Endémique de La Réunion, ce volatile marin est "l’un des plus rares oiseaux du monde", explique François-Xavier Couzi, directeur de la Société d’études ornithologiques de La Réunion (SEOR), confirmant que le pétrel noir de Bourbon est aujourd’hui "en danger critique d’extinction".

"Il est encore très mal connu. On estime sa population à quelques dizaines d’individus, peut-être entre 15 et 60, mais même ça c’est à prendre avec des pincettes", précise l’ornithologue. C’est que le pétrel noir de Bourbon est un animal assez insaisissable : "C’est un oiseau qui vit quasiment toute sa vie en mer, qui se promène au gré des vents dans l’ensemble de l’océan Indien et qui vient sur les côtes réunionnaises en période de reproduction pour nicher dans certaines zones", détaille François-Xavier Couzi. "C’est seulement à ce moment-là qu’on peut l’observer, et encore il ne rentre qu’à la nuit tombée et repart dès le lever du jour", ajoute-t-il.

Mais si le pétrel noir aime à se faire discret, il pourrait l’être encore de plus en plus, jusqu’à disparaître totalement. "Une cascade de menaces pèsent sur lui, provoquant un déclin de l’ensemble de la population", s’alarme le directeur de la SEOR.

Au premier rang de ces dangers se trouvent les "prédateurs introduits", à savoir les chats et les rats, "qui pullulent même dans des falaises qui sont inaccessibles à l’homme", décrit François-Xavier Couzi. "Les rats attaquent les œufs et peuvent s’en prendre aux jeunes oiseaux, tandis que les chats attaquent les jeunes comme les adultes", poursuit-il.

Menacés par les chats, les rats et l'éclairage urbain

L’autre grande menace est constitué par l’éclairage urbain qui "désoriente les oiseaux", au point que ceux-ci viennent s’échouer au sol. Deux hypothèses sont susceptibles d’expliquer ce phénomène. "Les pétrels s’orientent grâce à la lune et aux étoiles, donc en période de lune noire, on pense qu’ils confondent les lumières des villes avec des étoiles", confie François-Xavier Couzi. "La deuxième possibilité, c’est qu’ils confondent ces lumières avec les calamars dont ils se nourrissent et qui sont luminescents la nuit", complète-t-il.

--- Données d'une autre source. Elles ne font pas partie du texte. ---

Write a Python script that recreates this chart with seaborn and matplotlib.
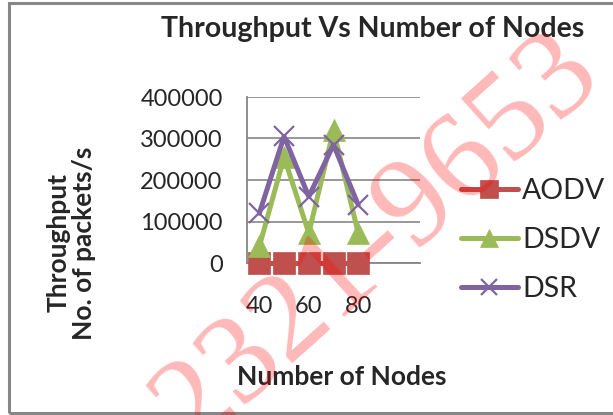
import matplotlib
import matplotlib.pyplot as plt
import seaborn as sns
import pandas as pd
from matplotlib.patches import Rectangle

matplotlib.use('Agg')

nodes = [40, 50, 60, 70, 80]
aodv = [0, 0, 0, 0, 0]
dsdv = [40000, 255000, 72000, 320000, 72000]
dsr = [120000, 305000, 160000, 285000, 140000]
yticks = [0, 100000, 200000, 300000, 400000]
xticks = [40, 60, 80]

sns.set_style("white")
plt.rcParams['font.family'] = ['Lato', 'DejaVu Sans']

W, H = 613, 415
fig = plt.figure(figsize=(W / 100, H / 100), dpi=100)
ax = fig.add_axes([247 / W, 1 - 263 / H, (420 - 247) / W, (263 - 97) / H])

grey = '#868686'
series = [('AODV', aodv, '#C0504D', 's', 15.5),
          ('DSDV', dsdv, '#9BBB59', '^', 16),
          ('DSR', dsr, '#8064A2', 'x', 14)]
for name, vals, col, mk, ms in series:
    df = pd.DataFrame({'nodes': nodes, 'tp': vals})
    sns.lineplot(data=df, x='nodes', y='tp', ax=ax, color=col, lw=3.6,
                 marker=mk, markersize=ms, markeredgecolor=col,
                 markerfacecolor=col, markeredgewidth=1.6 if mk == 'x' else 0.5,
                 label=name, zorder=3, clip_on=False)

ax.set_xlim(35, 105)
ax.set_ylim(0, 400000)
ax.set_yticks(yticks)
ax.set_yticklabels([str(v) for v in yticks])
ax.set_xticks(xticks)
ax.set_xticklabels([str(v) for v in xticks])
ax.yaxis.grid(True, color=grey, lw=1.2)
ax.set_axisbelow(True)
for s in ['top', 'right']:
    ax.spines[s].set_visible(False)
for s in ['left', 'bottom']:
    ax.spines[s].set_color(grey)
    ax.spines[s].set_linewidth(1.3)
ax.tick_params(axis='y', labelsize=17, length=6.5, width=1.2, color=grey, pad=11)
ax.tick_params(axis='x', labelsize=17, length=0, pad=24)
ax.set(xlabel='', ylabel='')

leg = ax.legend(loc='center left', bbox_to_anchor=(461 / W, 1 - 240 / H),
                bbox_transform=fig.transFigure, frameon=False, fontsize=20.5,
                handlelength=2.0, handletextpad=0.15, labelspacing=0.82,
                borderpad=0, borderaxespad=0, markerscale=0.8)

fig.text(373 / W, 1 - 29 / H, 'Throughput Vs Number of Nodes', ha='center',
         va='center', fontsize=20.5, fontweight='bold')
fig.text(342 / W, 1 - 377 / H, 'Number of Nodes', ha='center', va='center',
         fontsize=19, fontweight='bold')
fig.text(71 / W, 1 - 243 / H, 'Throughput\nNo. of packets/s', ha='center',
         va='center', rotation=90, fontsize=19, fontweight='bold',
         linespacing=1.05)

# outer chart frame
fig.patches.append(Rectangle((9 / W, 2 / H), 1, 1 - 5 / H, transform=fig.transFigure,
                             fill=False, edgecolor='#878787', lw=2.2))

# watermark
fig.text(378 / W, 1 - 240 / H, '2321-9653', rotation=42, ha='center', va='center',
         fontsize=92, family='Liberation Serif',
         color='red', alpha=0.28, zorder=10)

fig.savefig('out.png', dpi=100)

Du côté de la SEOR, avec des partenaires comme le Parc national ou le CCEE (Conseil de la culture, de l’éducation et de l’environnement), on est mobilisé depuis plusieurs années pour sensibiliser la population et lutter contre ces dangers. C’est le sens notamment d’une opération comme les "Nuits sans lumière", dont la septième édition aura lieu cette année du 16 au 26 avril, période correspondant à l’envol des pétrels.

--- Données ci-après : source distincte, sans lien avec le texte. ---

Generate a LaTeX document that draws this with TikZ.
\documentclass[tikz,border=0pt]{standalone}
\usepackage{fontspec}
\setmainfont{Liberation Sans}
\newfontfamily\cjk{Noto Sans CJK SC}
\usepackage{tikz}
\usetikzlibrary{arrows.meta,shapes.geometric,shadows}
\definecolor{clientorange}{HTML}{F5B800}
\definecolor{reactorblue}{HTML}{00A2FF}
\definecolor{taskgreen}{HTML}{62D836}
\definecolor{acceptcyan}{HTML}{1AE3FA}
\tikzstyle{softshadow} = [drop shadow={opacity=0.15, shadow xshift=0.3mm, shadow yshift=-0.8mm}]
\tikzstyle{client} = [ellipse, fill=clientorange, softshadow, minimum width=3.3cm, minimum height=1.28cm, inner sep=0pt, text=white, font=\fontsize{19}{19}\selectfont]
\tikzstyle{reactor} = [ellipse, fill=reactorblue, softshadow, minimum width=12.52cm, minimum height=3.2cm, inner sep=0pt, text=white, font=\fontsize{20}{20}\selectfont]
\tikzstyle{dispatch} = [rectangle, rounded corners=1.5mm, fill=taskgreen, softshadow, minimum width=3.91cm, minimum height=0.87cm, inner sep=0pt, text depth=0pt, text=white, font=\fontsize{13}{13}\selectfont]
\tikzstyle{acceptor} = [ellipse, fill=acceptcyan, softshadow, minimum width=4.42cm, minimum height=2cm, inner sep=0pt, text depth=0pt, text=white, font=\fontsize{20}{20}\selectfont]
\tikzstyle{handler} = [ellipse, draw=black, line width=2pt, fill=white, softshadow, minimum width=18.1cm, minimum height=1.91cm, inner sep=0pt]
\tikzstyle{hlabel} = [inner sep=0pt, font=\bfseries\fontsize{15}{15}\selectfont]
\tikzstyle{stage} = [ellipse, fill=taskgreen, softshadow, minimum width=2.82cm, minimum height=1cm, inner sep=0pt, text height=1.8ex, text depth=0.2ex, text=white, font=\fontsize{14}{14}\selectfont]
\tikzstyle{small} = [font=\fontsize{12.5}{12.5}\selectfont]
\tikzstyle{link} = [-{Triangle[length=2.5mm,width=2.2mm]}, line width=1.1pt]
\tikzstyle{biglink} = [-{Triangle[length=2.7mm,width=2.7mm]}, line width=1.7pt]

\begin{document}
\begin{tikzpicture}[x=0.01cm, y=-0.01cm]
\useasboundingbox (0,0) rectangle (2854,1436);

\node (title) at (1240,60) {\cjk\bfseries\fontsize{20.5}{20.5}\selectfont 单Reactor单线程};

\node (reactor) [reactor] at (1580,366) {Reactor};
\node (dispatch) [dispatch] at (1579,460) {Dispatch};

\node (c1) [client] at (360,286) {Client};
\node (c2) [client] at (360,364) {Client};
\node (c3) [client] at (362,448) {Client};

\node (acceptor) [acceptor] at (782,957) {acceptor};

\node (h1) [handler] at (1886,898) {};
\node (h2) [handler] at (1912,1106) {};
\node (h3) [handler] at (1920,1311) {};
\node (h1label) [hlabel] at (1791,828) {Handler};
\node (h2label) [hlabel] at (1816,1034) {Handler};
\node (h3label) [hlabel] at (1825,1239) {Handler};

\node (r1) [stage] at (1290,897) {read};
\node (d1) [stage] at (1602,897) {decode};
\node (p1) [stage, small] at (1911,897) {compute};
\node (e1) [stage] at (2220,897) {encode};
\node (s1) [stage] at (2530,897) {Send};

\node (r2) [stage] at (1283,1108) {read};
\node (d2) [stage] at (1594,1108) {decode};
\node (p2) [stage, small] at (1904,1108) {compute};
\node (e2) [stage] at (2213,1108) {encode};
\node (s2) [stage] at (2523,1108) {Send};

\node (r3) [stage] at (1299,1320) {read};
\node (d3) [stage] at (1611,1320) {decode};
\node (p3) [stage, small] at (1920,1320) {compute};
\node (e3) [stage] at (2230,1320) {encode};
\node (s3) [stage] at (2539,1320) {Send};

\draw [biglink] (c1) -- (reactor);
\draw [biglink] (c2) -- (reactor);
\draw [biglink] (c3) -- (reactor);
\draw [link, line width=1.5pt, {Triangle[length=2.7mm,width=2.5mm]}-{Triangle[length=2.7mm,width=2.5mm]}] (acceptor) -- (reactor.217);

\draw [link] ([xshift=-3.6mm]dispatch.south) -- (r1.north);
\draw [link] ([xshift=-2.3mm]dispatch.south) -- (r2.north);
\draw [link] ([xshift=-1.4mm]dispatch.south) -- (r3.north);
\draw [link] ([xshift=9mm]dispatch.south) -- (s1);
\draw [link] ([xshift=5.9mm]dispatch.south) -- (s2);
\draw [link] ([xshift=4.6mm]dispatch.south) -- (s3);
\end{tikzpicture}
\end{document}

Pendant dix nuits, une réduction des éclairages sera mise en œuvre pour permettre aux jeunes pétrels de prendre leur envol en toute sécurité mais aussi "de sensibiliser chacun à tous les effets négatifs de la pollution lumineuses", car "cela concerne aussi les tortues, les insectes et la santé humaine", souligne le directeur de la SEOR.

"Notre responsabilité est extrêmement forte"

Par ailleurs, "depuis trois ou quatre ans, on mène une opération pour réduire la population de prédateurs sur les zones de colonie des pétrels, avec des captures de chats sauvages et un travail important de dératisation", ajoute François-Xavier Couzi.

Autant d’actions qui nécessitent pas mal de moyens, qui seront renforcés par le programme européen nommé "Life + pétrels" qui sera lancé officiellement le 9 avril prochain. Un financement primordial, d’autant que le pétrel noir de Bourbon, s’il est le plus directement menacé, n’est pas la seule espèce en danger à La Réunion.

"Le pétrel de Barau est dans un situation moins critique car sa population est bien plus importante et qu’on le trouve sur des sites plus diversifiés, mais il est également menacé", explique l’ornithologue. "C’est très rare d’avoir deux pétrels endémiques, donc notre responsabilité est extrêmement forte. Car si on continue comme ça, on sera responsable de la disparition de ces deux espèces. C’est maintenant qu’il faut agir", alerte-t-il.

"Chacun peut agir à son niveau. En cette période électorale, on n’entend pas trop parler d’environnement, mais c’est toujours d’actualité. Il faut défendre les notions d’éco-citoyenneté et de responsabilité par rapport à ce qui nous entoure. Petit à petit on va peut-être y arriver...", conclut le directeur de la SEOR.